INSTRUCTIONS TO FOLLOW:
Quote from the first line below through the line that contains "Chart.register(...registerables);", both included, and leave the pictures out.

MATERIAL PROVIDED:
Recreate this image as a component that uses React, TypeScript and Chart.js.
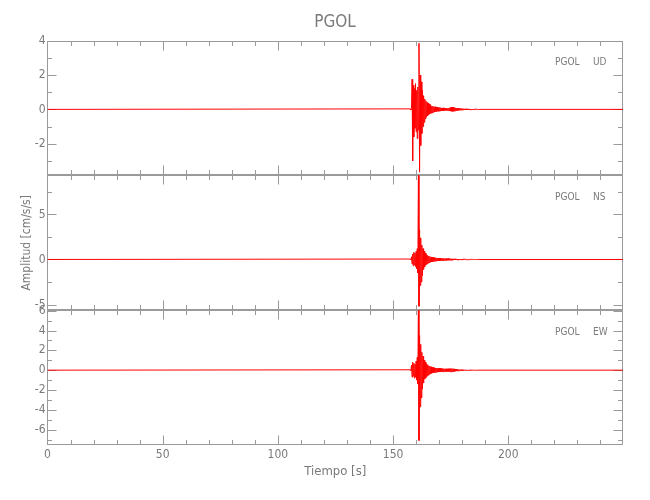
import React, { useEffect, useRef } from "react";
import { Chart, registerables } from "chart.js";

Chart.register(...registerables);

// ---------- data ----------
const STATION = "PGOL";
const COMPONENTS = ["UD", "NS", "EW"];
const RECORD_START = 0;
const RECORD_END = 249.8;
// burst samples: first sample time and sampling interval (s)
const SAMPLE_START = 157.5;
const SAMPLE_DT = 0.25;

const UD_VALUES = [
  0.03, -0.04, 0.05, 1.75, -3.0, 1.4, -1.6, 1.2, -1.1, 1.5,
  -1.3, 1.1, -1.7, 1.3, -1.2, 3.85, -3.65, 2.0, -2.1, 1.6,
  -1.4, 1.1, -1.0, 0.8, -0.75, 0.6, -0.55, 0.5, -0.45, 0.4,
  -0.38, 0.35, -0.3, 0.3, -0.25, 0.26, -0.22, 0.2, -0.2, 0.18,
  -0.17, 0.16, -0.15, 0.15, -0.13, 0.14, -0.12, 0.12, -0.11, 0.11,
  -0.1, 0.11, -0.09, 0.1, -0.09, 0.08, -0.08, 0.09, -0.07, 0.08,
  -0.07, 0.07, -0.06, 0.07, -0.06, 0.06, -0.07, 0.08, -0.09, 0.1,
  -0.1, 0.12, -0.11, 0.13, -0.12, 0.12, -0.1, 0.11, -0.09, 0.08,
  -0.08, 0.07, -0.06, 0.06, -0.05, 0.05, -0.05, 0.04, -0.04, 0.05,
  -0.04, 0.04, -0.03, 0.04, -0.03, 0.03, -0.03, 0.03, -0.02, 0.03,
  -0.03, 0.02, -0.02, 0.03, -0.02, 0.02, -0.02, 0.02, -0.02, 0.02,
  -0.02, 0.02, -0.01, 0.02, -0.01, 0.01, -0.01, 0.01, -0.01, 0.0,
];

const NS_VALUES = [
  0.05, -0.06, 0.3, -0.5, 0.6, -0.7, 0.8, -0.6, 0.7, -0.8,
  0.9, -1.0, 1.2, -1.5, 10.0, -5.2, 3.3, -2.9, 2.4, -2.5,
  1.6, -1.8, 1.2, -1.1, 0.9, -0.8, 0.7, -0.6, 0.55, -0.5,
  0.45, -0.4, 0.38, -0.35, 0.32, -0.3, 0.28, -0.26, 0.25, -0.24,
  0.22, -0.21, 0.2, -0.19, 0.19, -0.18, 0.17, -0.16, 0.16, -0.15,
  0.15, -0.14, 0.14, -0.13, 0.13, -0.12, 0.12, -0.12, 0.11, -0.11,
  0.11, -0.1, 0.1, -0.1, 0.09, -0.09, 0.1, -0.09, 0.09, -0.08,
  0.08, -0.08, 0.08, -0.07, 0.07, -0.07, 0.07, -0.06, 0.06, -0.06,
  0.06, -0.05, 0.05, -0.05, 0.05, -0.04, 0.04, -0.04, 0.04, -0.03,
  0.03, -0.03, 0.03, -0.03, 0.03, -0.02, 0.02, -0.02, 0.02, -0.02,
  0.02, -0.02, 0.02, -0.02, 0.01, -0.01, 0.01, -0.01, 0.01, -0.01,
  0.01, -0.01, 0.01, -0.01, 0.01, -0.01, 0.01, -0.01, 0.01, 0.0,
];

const EW_VALUES = [
  0.04, -0.05, 0.5, -0.7, 0.8, -0.6, 0.7, -0.8, 0.6, -0.7,
  0.9, -1.0, 1.3, -1.4, 7.3, -7.1, 3.5, -3.7, 2.6, -2.8,
  1.8, -1.9, 1.4, -1.3, 1.0, -0.9, 0.8, -0.75, 0.65, -0.6,
  0.55, -0.5, 0.45, -0.42, 0.4, -0.36, 0.34, -0.32, 0.3, -0.28,
  0.26, -0.25, 0.24, -0.23, 0.22, -0.21, 0.21, -0.2, 0.2, -0.19,
  0.19, -0.18, 0.18, -0.17, 0.17, -0.16, 0.16, -0.15, 0.15, -0.15,
  0.14, -0.14, 0.14, -0.13, 0.13, -0.13, 0.14, -0.15, 0.15, -0.16,
  0.16, -0.17, 0.16, -0.15, 0.15, -0.14, 0.13, -0.12, 0.11, -0.1,
  0.09, -0.08, 0.08, -0.07, 0.06, -0.06, 0.05, -0.05, 0.05, -0.04,
  0.04, -0.04, 0.03, -0.03, 0.03, -0.03, 0.03, -0.02, 0.02, -0.02,
  0.02, -0.02, 0.02, -0.02, 0.02, -0.01, 0.01, -0.01, 0.01, -0.01,
  0.01, -0.01, 0.01, -0.01, 0.01, -0.01, 0.01, -0.01, 0.01, 0.0,
];

// axis ranges and labelled ticks per panel (UD, NS, EW)
const Y_MIN = [-3.84, -5.63, -7.55];
const Y_MAX = [4.0, 9.33, 6.05];
const Y_TICKS = [
  [-2, 0, 2, 4],
  [-5, 0, 5],
  [-6, -4, -2, 0, 2, 4, 6],
];
const Y_MINOR = [1, 2.5, 1];
const X_TICKS = [0, 50, 100, 150, 200];
const X_MINOR = 10;

// ---------- style ----------
const FONT = "'DejaVu Sans Condensed', 'Liberation Sans Narrow', 'DejaVu Sans', sans-serif";
const TEXT_COLOR = "#7a7a7a";
const FRAME_COLOR = "#9a9a9a";
const TRACE_COLOR = "#ff0000";
const MAJOR_LEN = 9;
const MINOR_LEN = 4.5;

const AXIS_IDS = ["yUD", "yNS", "yEW"];

function toPoints(values: number[]) {
  const pts: { x: number; y: number }[] = [{ x: RECORD_START, y: 0 }];
  values.forEach((v, i) => pts.push({ x: SAMPLE_START + i * SAMPLE_DT, y: v }));
  pts.push({ x: RECORD_END, y: 0 });
  return pts;
}

const framePlugin = {
  id: "seisFrame",
  beforeDatasetsDraw(chart: any) {
    const { ctx, chartArea } = chart;
    const xs = chart.scales.x;
    const left = Math.round(chartArea.left) + 0.5;
    const right = Math.round(chartArea.right) - 0.5;
    ctx.save();
    ctx.strokeStyle = FRAME_COLOR;
    ctx.lineWidth = 1;
    const seg = (x1: number, y1: number, x2: number, y2: number) => {
      ctx.beginPath();
      ctx.moveTo(x1, y1);
      ctx.lineTo(x2, y2);
      ctx.stroke();
    };
    AXIS_IDS.forEach((id, k) => {
      const ys = chart.scales[id];
      const top = Math.round(ys.top) + 0.5;
      const bottom = Math.round(ys.bottom) - 0.5;
      ctx.strokeRect(left, top, right - left, bottom - top);
      for (let v = 0; v <= xs.max + 1e-9; v += X_MINOR) {
        const px = Math.round(xs.getPixelForValue(v)) + 0.5;
        const len = X_TICKS.includes(v) || v % 50 === 0 ? MAJOR_LEN : MINOR_LEN;
        seg(px, top, px, top + len);
        seg(px, bottom, px, bottom - len);
      }
      const step = Y_MINOR[k];
      const start = Math.ceil(ys.min / step) * step;
      for (let v = start; v <= ys.max + 1e-9; v += step) {
        const py = Math.round(ys.getPixelForValue(v)) + 0.5;
        const major = Y_TICKS[k].some((t) => Math.abs(t - v) < 1e-6);
        const len = major ? MAJOR_LEN : MINOR_LEN;
        seg(left, py, left + len, py);
        seg(right, py, right - len, py);
      }
      ctx.fillStyle = TEXT_COLOR;
      ctx.font = `10px ${FONT}`;
      ctx.textBaseline = "middle";
      ctx.textAlign = "left";
      ctx.fillText(STATION, chartArea.right - 68, ys.top + 22);
      ctx.fillText(COMPONENTS[k], chartArea.right - 30, ys.top + 22);
    });
    ctx.restore();
  },
};

function yAxis(k: number, title?: string) {
  return {
    type: "linear",
    position: "left",
    stack: "components",
    stackWeight: 1,
    min: Y_MIN[k],
    max: Y_MAX[k],
    grid: { display: false, drawTicks: false },
    border: { display: false },
    afterBuildTicks: (s: any) => {
      s.ticks = Y_TICKS[k].map((v) => ({ value: v }));
    },
    ticks: {
      padding: 2,
      autoSkip: false,
      color: TEXT_COLOR,
      font: { family: FONT, size: 12 },
      callback: (v: any) => String(v),
    },
    title: title
      ? { display: true, text: title, color: TEXT_COLOR, padding: 0, font: { family: FONT, size: 12 } }
      : { display: false },
    afterFit: (s: any) => {
      s.width = 27.5;
    },
  };
}

export default function App() {
  const ref = useRef<HTMLCanvasElement>(null);
  useEffect(() => {
    document.body.style.margin = "0";
    const canvas = ref.current;
    if (!canvas) return;
    const series = [UD_VALUES, NS_VALUES, EW_VALUES];
    const chart = new Chart(canvas, {
      type: "line",
      data: {
        datasets: series.map((vals, k) => ({
          label: `${STATION} ${COMPONENTS[k]}`,
          data: toPoints(vals),
          yAxisID: AXIS_IDS[k],
          borderColor: TRACE_COLOR,
          borderWidth: 1,
          pointRadius: 0,
          tension: 0,
          fill: false,
        })),
      },
      options: {
        animation: false,
        responsive: false,
        devicePixelRatio: 1,
        layout: { padding: { left: 20, right: 0, top: 0, bottom: 0 } },
        plugins: {
          legend: { display: false },
          tooltip: { enabled: false },
          title: {
            display: true,
            text: STATION,
            color: TEXT_COLOR,
            font: { family: FONT, size: 17, weight: "normal" },
            padding: { top: 12, bottom: 8.2 },
          },
        },
        scales: {
          x: {
            type: "linear",
            min: RECORD_START,
            max: RECORD_END,
            grid: { display: false, drawTicks: false },
            border: { display: false },
            afterBuildTicks: (s: any) => {
              s.ticks = X_TICKS.map((v) => ({ value: v }));
            },
            ticks: {
              padding: 3,
              maxRotation: 0,
              autoSkip: false,
              color: TEXT_COLOR,
              font: { family: FONT, size: 12 },
              callback: (v: any) => String(v),
            },
            title: {
              display: true,
              text: "Tiempo [s]",
              color: TEXT_COLOR,
              padding: { top: 0, bottom: 21 },
              font: { family: FONT, size: 13 },
            },
            afterFit: (s: any) => {
              s.height = 55;
            },
          },
          // stacked left axes: first listed is placed lowest
          yEW: yAxis(2),
          yNS: yAxis(1, "Amplitud [cm/s/s]"),
          yUD: yAxis(0),
          yRight: {
            type: "linear",
            position: "right",
            min: 0,
            max: 1,
            grid: { display: false, drawTicks: false },
            border: { display: false },
            ticks: { display: false },
            afterFit: (s: any) => {
              s.width = 27;
            },
          },
        } as any,
      },
      plugins: [framePlugin],
    } as any);
    return () => chart.destroy();
  }, []);
  return <canvas ref={ref} width={650} height={500} style={{ display: "block" }} />;
}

RESULT OF THIS EXERCISE:
Recreate this image as a component that uses React, TypeScript and Chart.js.
import React, { useEffect, useRef } from "react";
import { Chart, registerables } from "chart.js";

Chart.register(...registerables);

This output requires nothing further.